The article doesn't provide any citations for the claim.
He is known for his steadiness in a miserable situation like Yaksha prashna where all of his brothers were lying dead in front of him. Yet he answered all the questions correctly and brought back his brothers back to life.
But there is an incident during the Kurukshetra where Yudhishthira lost his cool head and thought of retiring to woods. This happened after the ninth day war. Yudhishthira says the following to Krishna.
'Behold, O Krishna, the high-souled Bhishma of fierce prowess. He crusheth my troops like an elephant crushing a forest of reeds. ....... When this is the case, O Krishna, I am, through the weakness of my understanding, plunged in an ocean of grief having got Bhishma (as a foe) in battle. I will retire into the woods, O invincible one. My exile there would be for my benefit. Battle, O Krishna, I no longer desire. Bhishma slayeth us always. As an insect, by rushing into a blazing fire meeteth only with death, even so do I rush upon Bhishma. In putting forth prowess, O thou of Vrishni's race, for the sake of my kingdom, I am, alas, led to destruction. My brave brothers have all been exceedingly afflicted with arrows. In consequence of the affection they bear to myself their (eldest) brother they had to go into the woods, deprived of kingdom. For myself alone, O slayer of Madhu, hath Krishna been sunk into such distress. I regard life to be of high value. Indeed, even life now seemeth to be difficult of being saved. (If I can save that life), its latter remnant will I pass in the practice of excellent virtue. [Mahabharata Bhishma Parva Chapter 18]
These are the words of Yudhishthira during the Kurukshetra battle. If the etymology of his name correct, then he should be steady in the war.
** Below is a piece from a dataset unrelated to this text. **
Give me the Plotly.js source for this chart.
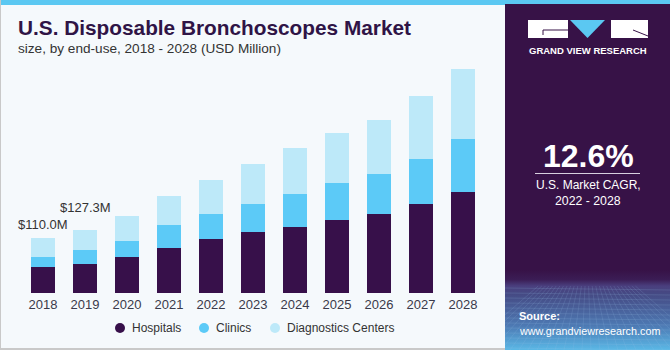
<!DOCTYPE html>
<html>
<head>
<meta charset="utf-8">
<script src="https://cdn.plot.ly/plotly-3.0.1.min.js"></script>
<style>
html,body{margin:0;padding:0;background:#f5f9fc;}
#chart{width:670px;height:350px;}
</style>
</head>
<body>
<div id="chart"></div>
<script>
// ---- data ----
var years = ["2018","2019","2020","2021","2022","2023","2024","2025","2026","2027","2028"];
var hospitals = [52.3, 59.0, 73.0, 90.0, 108.0, 122.7, 133.4, 147.5, 159.0, 179.7, 203.8];
var clinics = [20.1, 27.6, 31.6, 47.0, 50.3, 57.0, 66.4, 74.4, 80.5, 90.5, 106.6];
var diagnostics = [37.6, 40.7, 49.7, 58.4, 69.0, 80.5, 92.6, 101.2, 108.6, 126.8, 140.2];
var totalLabels = ["$110.0M", "$127.3M", "", "", "", "", "", "", "", "", ""];
var seriesNames = ["Hospitals", "Clinics", "Diagnostics Centers"];
var seriesColors = ["#37104a", "#5ccaf7", "#bde9f9"];

// ---- geometry helpers (pixel -> paper) ----
var W = 670, H = 350, ML = 22, MR = 186, MT = 60, MB = 57;
var PW = W - ML - MR, PH = H - MT - MB;
function X(px){ return (px - ML) / PW; }
function Y(py){ return (H - MB - py) / PH; }
var FONT = "Liberation Sans, Arial, sans-serif";

var seriesData = [hospitals, clinics, diagnostics];
var traces = [];
for (var s = 0; s < 3; s++) {
  traces.push({
    type: "bar", x: years, y: seriesData[s], name: seriesNames[s],
    marker: {color: seriesColors[s], line: {width: 0}},
    showlegend: false, hoverinfo: "x+y"
  });
}

var totals = years.map(function(_, i){ return hospitals[i] + clinics[i] + diagnostics[i]; });

var annotations = [];
var labelLift = [4, 13]; // styling: vertical lift of the two value labels
years.forEach(function(yr, i){
  if (totalLabels[i]) {
    annotations.push({x: i, y: totals[i], xref: "x", yref: "y", text: totalLabels[i],
      showarrow: false, xanchor: "center", yanchor: "bottom", yshift: labelLift[i] || 4,
      font: {family: FONT, size: 13, color: "#333"}});
  }
});
// titles
annotations.push({xref: "paper", yref: "paper", x: X(16), y: Y(28), xanchor: "left", yanchor: "middle",
  text: "<b>U.S. Disposable Bronchoscopes Market</b>", showarrow: false,
  font: {family: FONT, size: 20.8, color: "#2f1446"}});
annotations.push({xref: "paper", yref: "paper", x: X(16), y: Y(49), xanchor: "left", yanchor: "middle",
  text: "size, by end-use, 2018 - 2028 (USD Million)", showarrow: false,
  font: {family: FONT, size: 13.6, color: "#333"}});
// panel texts
annotations.push({xref: "paper", yref: "paper", x: X(588), y: Y(50), xanchor: "center", yanchor: "middle",
  text: "<b>GRAND VIEW RESEARCH</b>", showarrow: false,
  font: {family: FONT, size: 9.5, color: "#ffffff"}});
annotations.push({xref: "paper", yref: "paper", x: X(588), y: Y(156), xanchor: "center", yanchor: "middle",
  text: "<b>12.6%</b>", showarrow: false,
  font: {family: FONT, size: 32, color: "#ffffff"}});
annotations.push({xref: "paper", yref: "paper", x: X(588), y: Y(185), xanchor: "center", yanchor: "middle",
  text: "U.S. Market CAGR,", showarrow: false,
  font: {family: FONT, size: 12, color: "#ffffff"}});
annotations.push({xref: "paper", yref: "paper", x: X(588), y: Y(201), xanchor: "center", yanchor: "middle",
  text: "2022 - 2028", showarrow: false,
  font: {family: FONT, size: 12.3, color: "#ffffff"}});
annotations.push({xref: "paper", yref: "paper", x: X(517), y: Y(316), xanchor: "left", yanchor: "middle",
  text: "<b>Source:</b>", showarrow: false,
  font: {family: FONT, size: 11, color: "#ffffff"}});
annotations.push({xref: "paper", yref: "paper", x: X(517), y: Y(331), xanchor: "left", yanchor: "middle",
  text: "www.grandviewresearch.com", showarrow: false,
  font: {family: FONT, size: 10.8, color: "#ffffff"}});

function rect(x0, y0, x1, y1, color, layer){
  return {type: "rect", xref: "paper", yref: "paper", x0: X(x0), x1: X(x1), y0: Y(y0), y1: Y(y1),
    fillcolor: color, line: {width: 0}, layer: layer || "below"};
}
function line(x0, y0, x1, y1, color, w){
  return {type: "line", xref: "paper", yref: "paper", x0: X(x0), x1: X(x1), y0: Y(y0), y1: Y(y1),
    line: {color: color, width: w || 1}, layer: "above"};
}
var shapes = [
  rect(0, 0, 670, 5, "#5bc8f2"),
  rect(0, 0, 1, 350, "#c9c9c9"),
  rect(0, 348, 505, 350, "#c9c9c9"),
  rect(505, 4, 670, 350, "#371247"),
  // logo
  rect(528, 20, 568, 38, "#ffffff", "above"),
  rect(611, 20, 648, 38, "#ffffff", "above"),
  {type: "path", xref: "paper", yref: "paper", layer: "above",
   path: "M " + X(570) + "," + Y(20) + " L " + X(605) + "," + Y(20) + " L " + X(587.5) + "," + Y(38) + " Z",
   fillcolor: "#5bc8f2", line: {width: 0}},
  line(543, 30, 568, 30, "#371247", 1),
  line(543, 30, 543, 35, "#371247", 1),
  line(633, 30, 648, 36, "#371247", 1),
  // rule under CAGR
  line(535, 173.5, 640, 173.5, "#d8d0e0", 1.2)
];

// legend (circle swatches + names)
var legendSymbolX = [120, 204, 275];
seriesNames.forEach(function(nm, k){
  var cx = legendSymbolX[k], cy = 328, r = 5;
  shapes.push({type: "circle", xref: "paper", yref: "paper", x0: X(cx - r), x1: X(cx + r), y0: Y(cy + r), y1: Y(cy - r),
    fillcolor: seriesColors[k], line: {width: 0}, layer: "above"});
  annotations.push({xref: "paper", yref: "paper", x: X(cx + 10), y: Y(cy), xanchor: "left", yanchor: "middle",
    text: nm, showarrow: false, font: {family: FONT, size: 12, color: "#333"}});
});

// bottom gradient mesh of the panel
var svg = "<svg xmlns='http://www.w3.org/2000/svg' width='165' height='80' viewBox='0 0 165 80'>" +
  "<defs><linearGradient id='g' x1='0' y1='0' x2='0' y2='1'>" +
  "<stop offset='0' stop-color='#371247'/><stop offset='0.12' stop-color='#3b1d55'/>" +
  "<stop offset='0.2' stop-color='#4a3f7e'/><stop offset='0.3' stop-color='#454a84'/>" +
  "<stop offset='0.7' stop-color='#4d7ab4'/><stop offset='1' stop-color='#5ab8e6'/></linearGradient></defs>" +
  "<rect width='165' height='80' fill='url(#g)'/>";
var grid = "";
for (var gy = 18; gy < 80; gy += 5) grid += "<line x1='0' y1='" + gy + "' x2='165' y2='" + (gy + 2) + "' stroke='#9fc4ea' stroke-opacity='0.25' stroke-width='0.7'/>";
for (var gx = -40; gx < 205; gx += 9) grid += "<line x1='" + (82 + (gx - 82) * 0.4) + "' y1='16' x2='" + gx + "' y2='80' stroke='#9fc4ea' stroke-opacity='0.22' stroke-width='0.7'/>";
svg += grid + "</svg>";

var images = [{
  source: "data:image/svg+xml;charset=utf-8," + encodeURIComponent(svg),
  xref: "paper", yref: "paper", x: X(505), y: Y(270), sizex: X(670) - X(505), sizey: Y(270) - Y(350),
  xanchor: "left", yanchor: "top", sizing: "stretch", layer: "above"
}];

var layout = {
  width: W, height: H,
  margin: {l: ML, r: MR, t: MT, b: MB, pad: 0, autoexpand: false},
  paper_bgcolor: "#f5f9fc", plot_bgcolor: "#f5f9fc",
  barmode: "stack", bargap: 0.43,
  font: {family: FONT, color: "#3a3a4a"},
  xaxis: {type: "category", categoryorder: "array", categoryarray: years, range: [-0.5, 10.5], automargin: false,
    showgrid: false, showline: false, zeroline: false, ticks: "", ticklabelstandoff: 2,
    tickfont: {size: 13, color: "#3a3a4a"}, fixedrange: true},
  yaxis: {range: [0, 469.4], showgrid: false, showline: false, zeroline: false, showticklabels: false, fixedrange: true, automargin: false},
  showlegend: false,
  annotations: annotations, shapes: shapes, images: images
};

Plotly.newPlot("chart", traces, layout, {displayModeBar: false, staticPlot: true});
</script>
</body>
</html>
The Sambhava Parva of Adi Parva doesn't give the reason he is named such. It simply says that he is named as Yudhishthira.
O king, after all the children were born the Rishis dwelling on the mountain of a hundred peaks uttering blessings on them and affectionately performing the first rites of birth, bestowed appellations on them. The eldest of Kunti's children was called Yudhishthira, the second Bhimasena, and the third Arjuna, and of Madri's sons, the first-born of the twins was called Nakula and the next Sahadeva. And those foremost sons born at an interval of one year after one another, looked like an embodied period of five years.
So, my question is whether the etymology of the name Yudhishthira the same as given in the Wikipedia article or is there any other reason?
Is the etymology of this name mentioned in the Mahabharata like that of Ajata shatru?